View from the choir

I am a Catholic layperson and Secular Franciscan with a sense of humor. After years in the back pew watching, I have moved into the choir. It's nice to see faces instead of the backs of heads. But I still maintain God has a sense of humor - and that we are created in God's image.

Saturday, August 06, 2005

When I grow up

Time to get seriously childish.

Way back when I first mentioned a possible call to the diaconate, I mentioned that I was turning 50. I viewed that as an age to look back at my life, and to look at where I might go.

The diaconate is an important part of where I might go.

Now that I’m a week away from the diaconate day of reflection – the next step in the discernment process – there’s something else I’ve been thinking about.

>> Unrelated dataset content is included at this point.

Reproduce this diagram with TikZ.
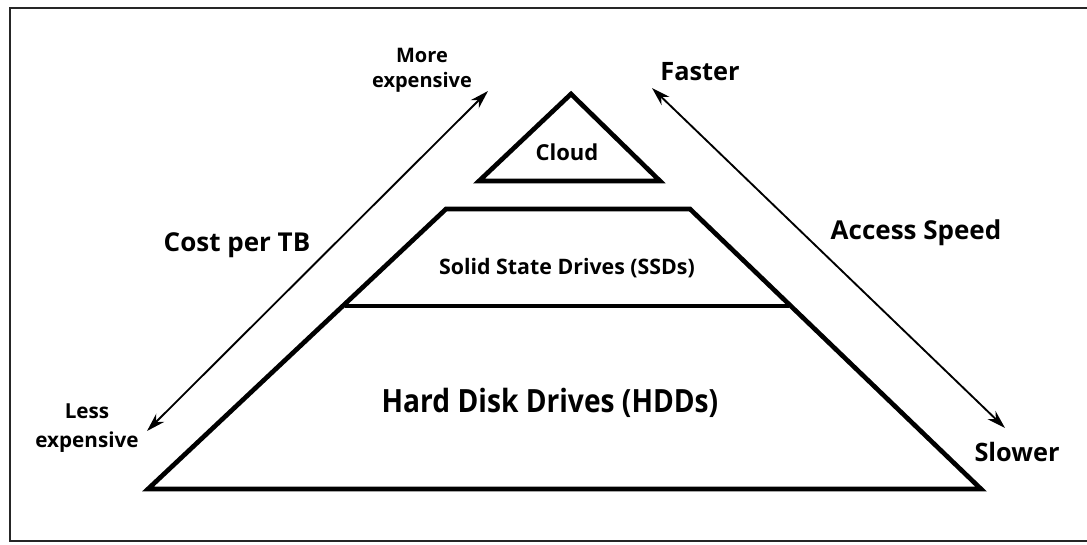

What do I want to do when I grow up?

The question may sound silly, but it is appropriate, because what I want to do is to write and perform for children!

Now before you think I’m crazy (okay, you may be right anyway), this is not something out of the blue.

I have long loved children’s literature. Even as I’ve been reading theology books, Dickens, and Shakespeare, I’ve also been reading such books as L. Frank Baum’s The Patchwork Girl of Oz, C. S. Lewis’s The Magician’s Nephew, and Bruce Lansky’s collection, Kids Pick the Funniest Poems. When I read to my daughters when they were young, I enjoyed the books as much as they did!

Moreover, for the last 11 years, I’ve been a professional storyteller and children’s musician. I have entertained at festivals, picnics, libraries, schools, private homes, etc. I tell traditional and original stories, and sing traditional and original songs.

It has been very much a part-time thing (I work two jobs and have been raising a family), but it’s something I’ve had some success at. I was even the featured storyteller on a children’s cable show for one season.

When my schedule was more flexible, I also acted with a children’s theater company and with a Shakespeare troupe. Along the way I’ve played a dragon (and nearly set the theater on fire!), an ogre, a goblin, a doctor, a wizard, a father, and a grizzled Civil War veteran.

Sounds like type casting.

One of the things hanging in my closet is a Santa outfit. I hope to start portraying him for hire – and for free for some worthy groups.

My fascination with Santa is part of the inspiration behind my other blog – Santa's Diary.

That blog is also a way to develop some story ideas I hope to publish some day.

So that is one way I’m pursuing that dream.

I’ve also written two children’s plays I’m trying to market. One is The Vain King and the Dragon. That play grew out of a story I told my daughters (it features three lovely princesses, by the way!) The other play is Stone Soup, based on the classic story. I even got to direct and stage performances of that play at the school where I teach.

The latest front I’m working on is children’s poetry.

I am the monster `neath your bed,
the one with sharpened claws.
And right below your sleepy head
I rest my fang-filled jaws.

Yes, I’m the monster `neath your bed
who’s making all that noise.
But that’s my monster way to ask,
“May I please play with your toys?”

Okay, at least it’s a start.

Part of what got me thinking about this even more was watching the Dorothy Day movie, Entertaining Angels, the other night with members of several parish’s social ministry committees.

In the movie, Martin Sheen, playing Day’s teacher and mentor, Peter Maurin, tells Day (Moira Kelly) to start a newspaper. When Day asks where she’ll get the money to start the newspaper, he says, “When you are doing God’s work, money is not a prerequisite. You just begin to do it.”

The Catholic Worker newspaper is now more than 70 years old.

So, when it comes to writing and performing for children on a more consistent basis, I think I’ll just begin to do it.